Сангль открыл истинную метафизическую причину радости любви: не как союз двух существ, становящихся единым целым, словно две половинки человеческого сердца, что у нерождённого плода ещё раздельны; но, скорее, как наслаждение анахронизмом и беседой со своим собственным прошлым (Валенс, без сомнения, любил своё собственное будущее, возможно, именно поэтому в его любви насилие было более робким, поскольку он ещё не прожил своё будущее и был не способен полностью понять его). Вполне нормально проживать два разных момента времени как одно: одно это позволяет по‑настоящему проживать мгновение в вечности, даже всю вечность, ведь в ней нет мгновений. […] Настоящее, держа своё прошлое в сердце другого, существует в то же самое время как Своё собственное, так и Своё плюс ещё чьё‑то. Если бы мгновение в прошлом или мгновение в настоящем существовали отдельно в какой‑то определённой точке во времени, он был бы не способен постичь это «плюс чьё‑то», поскольку это и есть сам акт Постижения. Для существа мыслящего этот акт есть самое глубочайшее наслаждение из всех возможных, он отличается от совокупления скотов, таких как ты и я. «Впрочем, я не такой», – подумал Сангль, поправляя себя (Jarry 1965a [1911], 140–141).

Апогей этой идеи в повторяющемся «А-га» Горбозада – павиана, сопровождающего доктора Фаустролля в его путешествии из Парижа в Париж по морю:

Прежде всего данную фонему разумнее было бы транскрибировать как «АА», поскольку древний праязык это фрикативное «г» на письме никак не отражал. […] Если их растягивать, [мы получим образное воплощение] дуальности, живого отголоска, расстояния, симметрии, величия и длительности, а также противостояния двух принципов добра и зла11.

Кантианская антиномия постулирует, что «антиномия чистого понимания обнаруживает конфликт между свободой и физической неизбежностью. Он был разрешён через демонстрацию мнимости противоречия, в том случае, когда физические явления рассматриваются как вызванные необходимостью, а вещи-в‑себе как свободные» (Stockhammer 1972, 18)12.
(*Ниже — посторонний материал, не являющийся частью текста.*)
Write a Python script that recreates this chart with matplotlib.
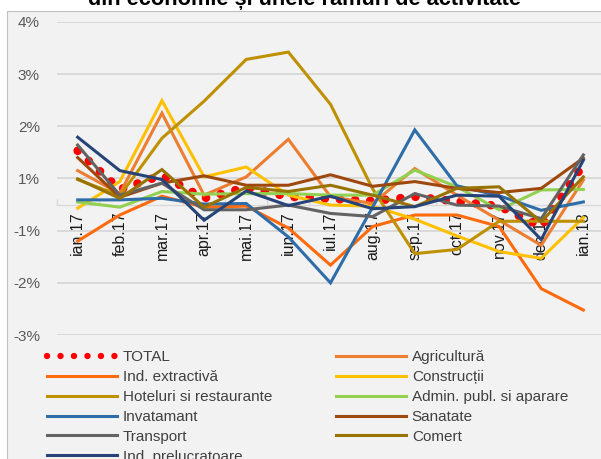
import matplotlib
matplotlib.use('Agg')
import matplotlib.pyplot as plt
from matplotlib.patches import Rectangle
from matplotlib.lines import Line2D

months = ["ian.17", "feb.17", "mar.17", "apr.17", "mai.17", "iun.17", "iul.17",
          "aug.17", "sep.17", "oct.17", "nov.17", "dec.17", "ian.18"]

total = [1.03, 0.29, 0.56, 0.12, 0.33, 0.15, 0.11, 0.07, 0.15, 0.06, -0.03, -0.42, 0.76]
agricultura = [0.65, 0.21, 1.75, 0.18, 0.53, 1.25, 0.15, 0.02, 0.69, 0.18, -0.30, -0.78, 0.47]
ind_extractiva = [-0.70, -0.20, 0.16, -0.05, -0.03, -0.45, -1.16, -0.42, -0.20, -0.20, -0.42, -1.61, -2.02]
constructii = [-0.07, 0.44, 1.99, 0.53, 0.72, 0.18, -0.01, -0.03, -0.28, -0.60, -0.90, -1.03, -0.25]
hoteluri = [0.48, 0.17, 1.27, 1.98, 2.78, 2.92, 1.92, 0.30, -0.94, -0.86, -0.32, -0.32, -0.32]
admin = [0.05, -0.05, 0.25, 0.20, 0.21, 0.21, 0.18, 0.18, 0.66, 0.34, -0.10, 0.28, 0.29]
invatamant = [0.09, 0.09, 0.12, 0.01, 0.02, -0.62, -1.50, -0.05, 1.43, 0.36, 0.17, -0.11, 0.05]
sanatate = [0.90, 0.14, 0.41, 0.55, 0.37, 0.37, 0.57, 0.35, 0.44, 0.31, 0.23, 0.31, 0.89]
transport = [1.14, 0.18, 0.41, -0.10, -0.10, -0.01, -0.17, -0.23, 0.21, -0.01, -0.03, -0.27, 0.95]
comert = [0.49, 0.12, 0.67, -0.05, 0.33, 0.25, 0.37, 0.18, -0.04, 0.31, 0.34, -0.33, 0.53]
ind_prelucratoare = [1.29, 0.65, 0.48, -0.30, 0.26, -0.02, 0.16, -0.08, -0.04, 0.18, 0.16, -0.67, 0.85]

ytick_vals = [3.5, 2.5, 1.5, 0.5, -0.5, -1.5, -2.5]
ytick_labels = ["4%", "3%", "2%", "1%", "-1%", "-2%", "-3%"]

title = "din economie și unele ramuri de activitate"

plt.rcParams['font.family'] = ['Liberation Sans', 'DejaVu Sans']

W, H = 601, 459
fig = plt.figure(figsize=(W / 100, H / 100), dpi=100)
fig.patch.set_facecolor('white')


def fx(px):
    return px / W


def fy(py):
    return 1 - py / H


bg = Rectangle((fx(7), -0.05), 1.2, fy(11) + 0.05, transform=fig.transFigure,
               facecolor='#f2f2f2', edgecolor='#bfbfbf', lw=0.8, zorder=-5)
fig.patches.append(bg)

fig.text(fx(305), fy(5.5), title, ha='center', va='baseline', fontsize=15.7,
         fontweight='bold', color='black')

ax = fig.add_axes([fx(56.6), fy(335.1), 547.8 / W, (335.1 - 21.8) / H])
ax.set_zorder(1)
ax.patch.set_alpha(0)

x = list(range(len(months)))
series = [
    ("TOTAL", total, '#ff0000'),
    ("Agricultură", agricultura, '#ED7D31'),
    ("Ind. extractivă", ind_extractiva, '#FF6A0D'),
    ("Construcții", constructii, '#FFC000'),
    ("Hoteluri si restaurante", hoteluri, '#BF9000'),
    ("Admin. publ. si aparare", admin, '#92D050'),
    ("Invatamant", invatamant, '#2E6DA8'),
    ("Sanatate", sanatate, '#9E480E'),
    ("Transport", transport, '#636363'),
    ("Comert", comert, '#997300'),
    ("Ind. prelucratoare", ind_prelucratoare, '#264478'),
]

handles = {}
for i, (name, vals, col) in enumerate(series):
    if name == "TOTAL":
        ln, = ax.plot(x, vals, color=col, lw=6.2, linestyle=(0, (0.01, 1.75)),
                      dash_capstyle='round', zorder=3 + i, label=name)
    else:
        ln, = ax.plot(x, vals, color=col, lw=2.2, zorder=3 + i, label=name,
                      solid_joinstyle='miter')
    handles[name] = ln

ax.set_xlim(-0.5, len(months) - 0.5)
ax.set_ylim(-2.5, 3.5)
ax.set_yticks(ytick_vals)
ax.set_yticklabels(ytick_labels)
ax.tick_params(axis='y', length=0, pad=12, labelsize=11, labelcolor='#595959')
ax.yaxis.grid(True, color='#d9d9d9', lw=1.4)
ax.set_axisbelow(True)

ax.set_xticks(x)
ax.set_xticklabels(months)
ax.set_xticks([v - 0.5 for v in x] + [len(months) - 0.5], minor=True)
ax.tick_params(axis='x', which='major', length=0, pad=5, labelsize=11.5,
               labelcolor='#1a1a1a', labelrotation=90)
ax.tick_params(axis='x', which='minor', length=4, direction='in', color='#d9d9d9', width=1)

for s in ['top', 'right', 'left']:
    ax.spines[s].set_visible(False)
ax.spines['bottom'].set_position(('data', 0))
ax.spines['bottom'].set_color('#d9d9d9')
ax.spines['bottom'].set_linewidth(1.0)

order = ["TOTAL", "Ind. extractivă", "Hoteluri si restaurante", "Invatamant", "Transport",
         "Ind. prelucratoare", "Agricultură", "Construcții", "Admin. publ. si aparare",
         "Sanatate", "Comert"]
leg_handles = []
for name in order:
    h = handles[name]
    if name == "TOTAL":
        leg_handles.append(Line2D([], [], color='#ff0000', lw=4.6, linestyle=(0, (0.01, 2.1)),
                                  dash_capstyle='round'))
    else:
        leg_handles.append(Line2D([], [], color=h.get_color(), lw=2.2))

leg = fig.legend(leg_handles, order, loc='upper left', bbox_to_anchor=(fx(47), fy(350)),
                 ncol=2, frameon=False, fontsize=11, handlelength=4.6, handletextpad=0.35,
                 columnspacing=4.2, labelspacing=0.39, borderpad=0, borderaxespad=0)
for t in leg.get_texts():
    t.set_color('#404040')

fig.savefig('out.png', dpi=100, facecolor='white')
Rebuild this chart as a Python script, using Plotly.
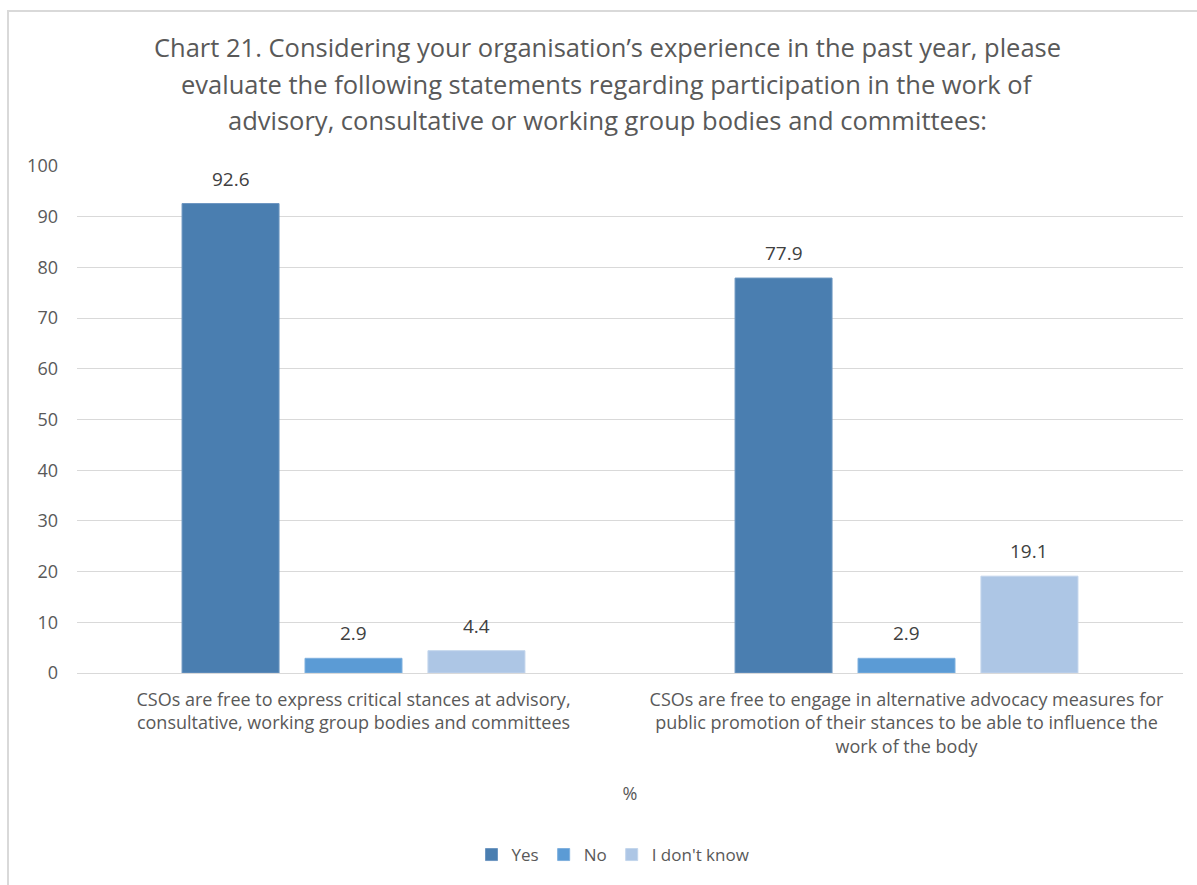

Этот конфликт, к которому обращается Кант, происходит между чистым и эмпирическим разумом. Он был смертельным для многих систем формальной логики. Кант решал большинство антиномий, выходя за их границы и провозглашая нереальность самого конфликта. Патафизическое решение, будучи воображаемым, находится вне этой метафизики. В «Кесаре-Антихристе» персонаж Убю появляется в ходе «земного акта», провозглашая: «Когда я заполучу все ваши фуйнансы, я убью всех в этом мире и уйду» («Кесарь-Антихрист», Введение II) (Jarry 2001b, 104). В дальнейшем он становится плюсом-минусом, воплощая в себе идею равнозначности противоположностей.

Эта тема время от времени неожиданно возникает в патафизической литературе и за её пределами, появляясь даже в произведениях Борхеса или в образе «раздвоенного виконта» Итало Кальвино, сражающегося против другой половины своей собственной сущности, или в “W” Жоржа Перека, где друг другу противостоят две половинки этой буквы – VV. Однако самым основательным и патафизическим образом эта тема исследуется Марселем Дюшаном, чья картина на стекле «Невеста, раздетая своими холостяками, одна в двух лицах», в дальнейшем известная как «Большое стекло» (1915–1923), изображает эротическую антиномию, разделённую петлями на две створки (Дюшан описывал «Большое стекло» как «створчатую картину»). Рояльная петля впоследствии стала символом такого противопоставления, периодически возникая в его работах и как физический, и как концептуальный разграничитель. Она появляется и в написанной в 1932 году в соавторстве с Виталием Гальберштадтом книге о шахматах «Оппозиция и поля соответствия», где делит игровое поле, образуя уникальную эндшпильную композицию. Собственно, всё творчество Дюшана может рассматриваться как антиномия между убюевской равнозначностью реди-мейдов и фаустроллевской изысканностью шедевров, таких как «Большое стекло».

В более общем смысле тенденция (нет, даже мания) патафизики к своенравию может также рассматриваться как пример антиномии. Чего ещё можно ожидать от науки, основывающейся на противоречиях и исключениях? Дюшан вспоминал, как он подсмеивался над постоянными репликами своего друга Франсиса Пикабиа «да, но…». Такое высказывание может служить образцом стандартного патафизического ответа на любое предложение (включая и само это предложение).